Deutschland liegt in punkto Impfrate nicht einmal im europäischen Mittelfeld. Wir können also nicht von überschüssigen Dosen sprechen. Zumal bislang weder die über 70-Jährigen noch jene Berufsgruppen, die ganz vorne stehen, komplett geimpft sind. Wichtiger ist: Exportbeschränkungen aufheben und die Impfstoffproduktionen massiv unterstützen. Mit freiwilliger Lizenzierung und Technologietransfer an Entwicklungs- und Schwellenländer schaffen wir es am schnellsten, die notwendigen Impfdosen zu produzieren. Konkret führen wir schon Gespräche, um eine Impfstoffproduktion in Südafrika aufzubauen.

Warum hilft es uns hier, wenn die Menschen dort geimpft sind?

Es ist eine Frage der Humanität. Und der weltweite Schaden durch die Krise ist gigantisch. 160 Millionen Menschen könnten dieses Jahr nach Schätzungen der Weltbank in absolute Armut zurückgeworfen werden. Allein in Afrika haben geschätzt 300 Millionen Menschen ihren Job verloren. Circa zwei Millionen werden sterben, weil Gesundheitssysteme überlastet sind und es an Medikamenten fehlt.

Könnten Fluchtbewegungen die Folge sein?

Die Pandemie hat die größte Wirtschaftskrise in den vergangenen 50 Jahren in Entwicklungs- und Schwellenländern ausgelöst. In Karibik- und Pazifikstaaten etwa brechen durch die ausbleibenden Touristen bis zu zwei Drittel der Wirtschaftsleistung weg. In vielen afrikanischen Ländern gibt es Staatskrisen wegen des fehlenden Geldes. Die Grundversorgung der Bevölkerung ist nicht mehr gewährleistet. Flucht und Vertreibung sind die Folge.

Es gibt auch Gewinner der Krise. Sollte man sie zur Kasse bitten?

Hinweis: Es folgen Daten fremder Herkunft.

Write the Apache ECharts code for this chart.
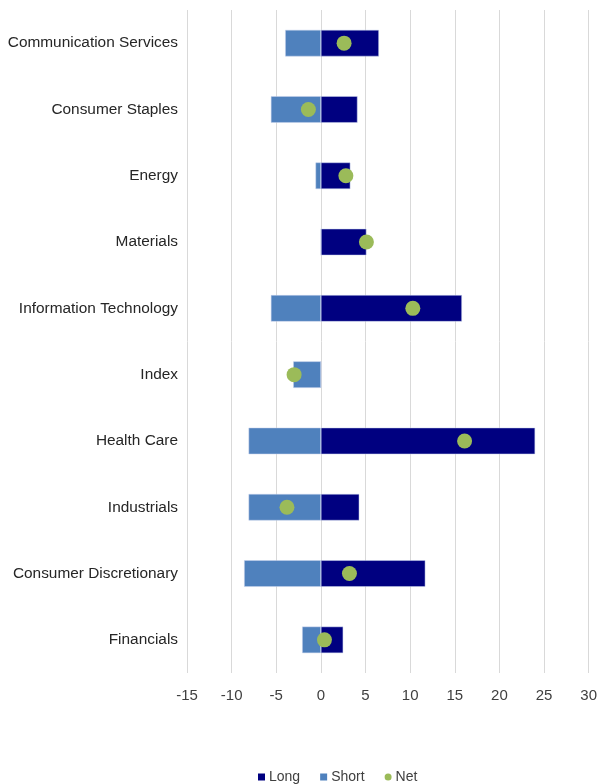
<!DOCTYPE html>
<html><head><meta charset="utf-8">
<script src="https://cdn.jsdelivr.net/npm/echarts@6/dist/echarts.min.js"></script>
<style>html,body{margin:0;padding:0;background:#fff}#c{width:600px;height:784px}</style>
</head><body><div id="c"></div>
<script>
var categories = ['Communication Services','Consumer Staples','Energy','Materials','Information Technology','Index','Health Care','Industrials','Consumer Discretionary','Financials'];
var longValues = [6.5, 4.1, 3.3, 5.1, 15.8, 0, 24.0, 4.3, 11.7, 2.5];
var shortValues = [-4.0, -5.6, -0.6, 0, -5.6, -3.1, -8.1, -8.1, -8.6, -2.1];
var netValues = [2.6, -1.4, 2.8, 5.1, 10.3, -3.0, 16.1, -3.8, 3.2, 0.4];
var xTicks = {min: -15, max: 30, interval: 5};

var chart = echarts.init(document.getElementById('c'), null, {renderer: 'canvas'});
chart.setOption({
  animation: false,
  textStyle: {fontFamily: 'Liberation Sans, Arial, sans-serif'},
  grid: {left: 187, right: 10, top: 10, bottom: 111, containLabel: false},
  legend: {
    top: 770, left: 258, padding: 0, itemWidth: 7, itemHeight: 7, itemGap: 20,
    textStyle: {fontSize: 14, color: '#404040', padding: [0,0,0,-1]},
    itemStyle: {borderWidth: 0},
    data: [{name: 'Long', icon: 'rect'}, {name: 'Short', icon: 'rect'}, {name: 'Net', icon: 'circle'}]
  },
  xAxis: {
    type: 'value', min: xTicks.min, max: xTicks.max, interval: xTicks.interval,
    axisLine: {show: false}, axisTick: {show: false},
    axisLabel: {fontSize: 15, color: '#404040', margin: 15},
    splitLine: {lineStyle: {color: '#d9d9d9', width: 1}}
  },
  yAxis: {
    type: 'category', data: categories, inverse: true,
    axisLine: {show: false}, axisTick: {show: false},
    axisLabel: {fontSize: 15.4, color: '#262626', margin: 9}
  },
  series: [
    {name: 'Long', type: 'bar', data: longValues, barWidth: '40%', barGap: '-100%',
     itemStyle: {color: '#000080', borderColor: '#c9d3ec', borderWidth: 0.5}},
    {name: 'Short', type: 'bar', data: shortValues, barWidth: '40%', barGap: '-100%',
     itemStyle: {color: '#4f81bd', borderColor: '#c9d3ec', borderWidth: 0.5}},
    {name: 'Net', type: 'scatter', data: netValues, symbol: 'circle', symbolSize: 15,
     itemStyle: {color: '#9bbb59', opacity: 1}, z: 5}
  ]
});
</script></body></html>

Ja. Um global tätige Konzerne zu beteiligen, brauchen wir eine Finanztransaktions- und eine Digitalsteuer. Die zehn reichsten Menschen auf der Welt sind in der Krise um 500 Milliarden US-Dollar reicher geworden. Allein das Vermögen des Amazon-Gründers Jeff Bezos ist um 60 bis 80 Milliarden US-Dollar gewachsen. Im Vergleich dazu sollte es möglich sein, 22 Milliarden Dollar zur Finanzierung der weltweit gerechten Verteilung von Covid-19 Impfstoffen, Diagnostika und Arzneimittel zu finanzieren. Da stimmen die Verhältnisse einfach nicht mehr.

Wann könnte die Weltbevölkerung Ihrer Meinung nach durchgeimpft sein?

2022 sollte das gelingen, wenn die Impfstoffproduktion wie erwartet steigt. Doch das Virus mutiert. Dann kann es sein, dass wir wieder neue Impfstoffe brauchen und die globale Impfkampagne zur Daueraufgabe wird.